On Thursday, Rwandan-backed M23 called its first public meeting since seizing the Congolese city of Goma after deadly clashes, as its fighters advanced towards another regional capital.
After capturing Goma, the main city in North Kivu province, last week, the M23 and Rwandan troops launched a new offensive on Wednesday in a neighbouring province.
Breaking a ceasefire it had declared unilaterally, the fighters seized the South Kivu mining town of Nyabibwe, about 100 kilometres from the regional capital Bukavu.
The M23 anti-governmental group had said in declaring the humanitarian ceasefire that it had "no intention of taking control of Bukavu or other localities."

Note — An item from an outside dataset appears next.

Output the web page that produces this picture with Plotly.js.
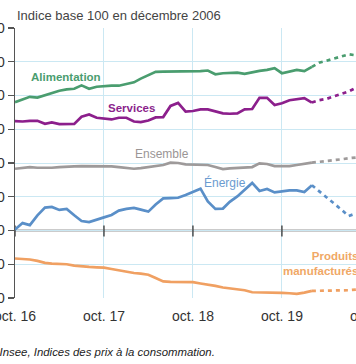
<!DOCTYPE html>
<html><head><meta charset="utf-8">
<script src="https://cdn.plot.ly/plotly-3.0.1.min.js"></script>
<style>html,body{margin:0;padding:0;width:356px;height:364px;overflow:hidden;background:#fff}
#chart{position:absolute;left:-45px;top:0;width:451px;height:364px}</style>
</head><body><div id="chart"></div>
<script>
const mois = ["2016-10","2016-11","2016-12",
"2017-01","2017-02","2017-03","2017-04","2017-05","2017-06","2017-07","2017-08","2017-09","2017-10","2017-11","2017-12",
"2018-01","2018-02","2018-03","2018-04","2018-05","2018-06","2018-07","2018-08","2018-09","2018-10","2018-11","2018-12",
"2019-01","2019-02","2019-03","2019-04","2019-05","2019-06","2019-07","2019-08","2019-09","2019-10","2019-11","2019-12",
"2020-01","2020-02"];
const moisPrev = ["2020-02","2020-03","2020-04","2020-05","2020-06","2020-07","2020-08","2020-09","2020-10"];

const alimentation = [138.0,138.9,139.6,139.4,140.1,140.8,141.4,141.8,142.0,143.0,142.0,142.6,142.8,142.9,142.9,143.3,143.9,145.0,146.0,147.0,147.1,147.1,147.1,147.1,147.1,147.2,147.4,146.3,146.6,146.7,146.8,146.4,146.9,147.3,147.6,148.1,146.6,147.0,147.6,147.2,148.5];
const alimentationPrev = [148.5,149.7,150.3,151.0,151.6,152.2,151.9,151.6,151.5];

const services = [132.4,132.3,132.5,132.5,131.6,132.0,131.5,131.5,131.6,133.7,134.4,133.4,133.1,132.9,133.4,133.4,132.3,132.1,132.6,133.5,133.6,136.9,137.8,135.2,135.4,135.9,135.9,135.2,134.7,134.6,134.7,135.9,136.0,139.3,139.3,137.2,137.7,138.6,139.0,139.2,137.9];
const servicesPrev = [137.9,138.6,139.0,139.8,140.4,141.2,142.3,143.0,143.6];

const ensemble = [118.3,118.5,118.8,118.6,118.5,118.6,118.8,118.8,119.0,119.1,119.1,119.1,119.1,119.0,118.8,118.5,118.3,118.5,118.8,119.1,119.4,120.1,120.0,119.6,119.6,119.6,119.4,118.8,118.2,118.4,118.5,118.7,118.8,119.9,119.7,119.1,119.0,119.1,119.4,119.7,120.1];
const ensemblePrev = [120.1,120.3,120.6,120.8,121.1,121.4,121.7,121.9,122.1];

const energie = [100.3,102.2,101.6,104.5,106.8,107.0,106.1,106.4,104.5,102.8,102.5,103.1,103.9,104.6,105.9,106.4,106.7,106.2,105.6,107.7,109.5,109.6,109.7,110.5,111.4,112.4,108.6,106.4,106.5,108.5,110.1,112.2,114.1,111.7,112.3,111.3,111.7,111.9,111.9,111.4,113.4];
const energiePrev = [113.4,111.7,109.9,108.2,106.2,104.3,105.2,105.9,106.5];

const manufactures = [91.7,91.6,91.4,91.0,90.4,90.2,90.2,90.0,89.6,89.3,89.2,89.1,89.0,88.6,88.2,87.7,87.4,87.2,86.9,85.9,84.9,84.8,84.8,84.8,84.7,84.3,84.0,83.6,83.1,82.9,82.7,82.3,81.7,81.7,81.7,81.7,81.5,81.4,81.2,81.6,82.1];
const manufacturesPrev = [82.1,82.1,82.1,82.2,82.3,82.3,82.5,82.6,82.8];

const tickDates = ["2016-10-01","2017-10-01","2018-10-01","2019-10-01","2020-10-01"];
const tickLabels = ["oct. 16","oct. 17","oct. 18","oct. 19","oct. 20"];
const yTicks = [80,90,100,110,120,130,140,150,160];

const series = [
  {obs: alimentation, prev: alimentationPrev, color: "#4a9d6f"},
  {obs: services, prev: servicesPrev, color: "#8c1f8c"},
  {obs: ensemble, prev: ensemblePrev, color: "#9e9a9a"},
  {obs: energie, prev: energiePrev, color: "#5a8fc8"},
  {obs: manufactures, prev: manufacturesPrev, color: "#f0a062"}
];
const traces = [];
series.forEach(s => {
  traces.push({x: mois, y: s.obs, type: "scatter", mode: "lines", line: {color: s.color, width: 2.7}, hoverinfo: "skip"});
  traces.push({x: moisPrev, y: s.prev, type: "scatter", mode: "lines", line: {color: s.color, width: 2.7, dash: "4px,4px"}, hoverinfo: "skip"});
});

const shapes = [{type: "line", xref: "paper", x0: 0, x1: 1, yref: "y", y0: 100, y1: 100, line: {color: "#333", width: 1.5}, layer: "between"}];
tickDates.forEach(d => {
  shapes.push({type: "line", xref: "x", x0: d, x1: d, yref: "y", ysizemode: "pixel", yanchor: 100, y0: 5, y1: -6, line: {color: "#333", width: 1.3}, layer: "between"});
});

const lab = (text, x, y, color, bold, extra) => Object.assign({
  text: bold ? "<b>" + text + "</b>" : text, xref: "paper", yref: "paper", x: x, y: y,
  xanchor: "center", yanchor: "middle", showarrow: false,
  font: {family: "Liberation Sans, Arial, sans-serif", size: bold ? 11.5 : 12, color: color}
}, extra || {});

const layout = {
  width: 451, height: 364,
  margin: {l: 60, r: 20, t: 28, b: 66},
  paper_bgcolor: "#fff", plot_bgcolor: "#fff",
  showlegend: false, hovermode: false,
  font: {family: "Liberation Sans, Arial, sans-serif", color: "#333"},
  xaxis: {type: "date", range: ["2016-10-01", "2020-12-01"], tickvals: tickDates, ticktext: tickLabels,
          showgrid: true, gridcolor: "#cbe8f3", gridwidth: 1, zeroline: false, showline: false, ticks: "",
          tickfont: {size: 14, color: "#333"}, ticklabelstandoff: 8},
  yaxis: {range: [80, 160], tickvals: yTicks, showgrid: true, gridcolor: "#cbe8f3", gridwidth: 1, zeroline: false,
          showline: true, linecolor: "#555", linewidth: 1.5, ticks: "outside", ticklen: 6, tickcolor: "#555", tickwidth: 1.3,
          tickfont: {size: 14, color: "#333"}},
  shapes: shapes,
  annotations: [
    {text: "Indice base 100 en décembre 2006", xref: "paper", yref: "paper", x: 0, y: 1, xanchor: "left", yanchor: "bottom", yshift: 3,
     showarrow: false, font: {size: 13, color: "#444"}},
    lab("Alimentation", 0.1375, 0.8185, "#4a9d6f", true),
    lab("Services", 0.315, 0.705, "#8c1f8c", true),
    lab("Ensemble", 0.395, 0.532, "#9a9595", false),
    lab("Énergie", 0.567, 0.427, "#6b9bd0", false),
    lab("Produits<br>manufacturés", 0.93, 0.128, "#f0a866", true, {xanchor: "right", align: "right"}),
    {text: "<i>Source : Insee, Indices des prix à la consommation.</i>", xref: "paper", yref: "paper", x: 0.545, y: -0.199,
     xanchor: "right", yanchor: "middle", showarrow: false,
     font: {family: "Liberation Sans Narrow, Arial Narrow, Liberation Sans, sans-serif", size: 11.4, color: "#222"}}
  ]
};
Plotly.newPlot("chart", traces, layout, {staticPlot: true, displayModeBar: false});
</script></body></html>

Humanitarian and local sources said on Thursday that Congolese forces were bracing for an assault in the town of Kavumu, which hosts the province's airport and lies about 30km from Bukavu.
Equipment and troops are being evacuated to avoid being captured by the advancing M23 and its Rwandan allies, the sources said.
The fall of Kavumu, the last barrier before Bukavu, would be another stinging setback for the army and government of the Democratic Republic of Congo.
In more than three years of fighting, the M23's lightning offensive against Goma was a major escalation in the mineral-rich region, scarred by relentless conflict involving dozens of armed groups over three decades.
Residents of the city of one million people have been told to attend the M23's public meeting in the stadium on Thursday.
Men using loudspeakers went through the streets a day earlier instructing the population that their presence was mandatory, an AFP journalist saw. Businesses are to remain shuttered on Thursday at M23's request.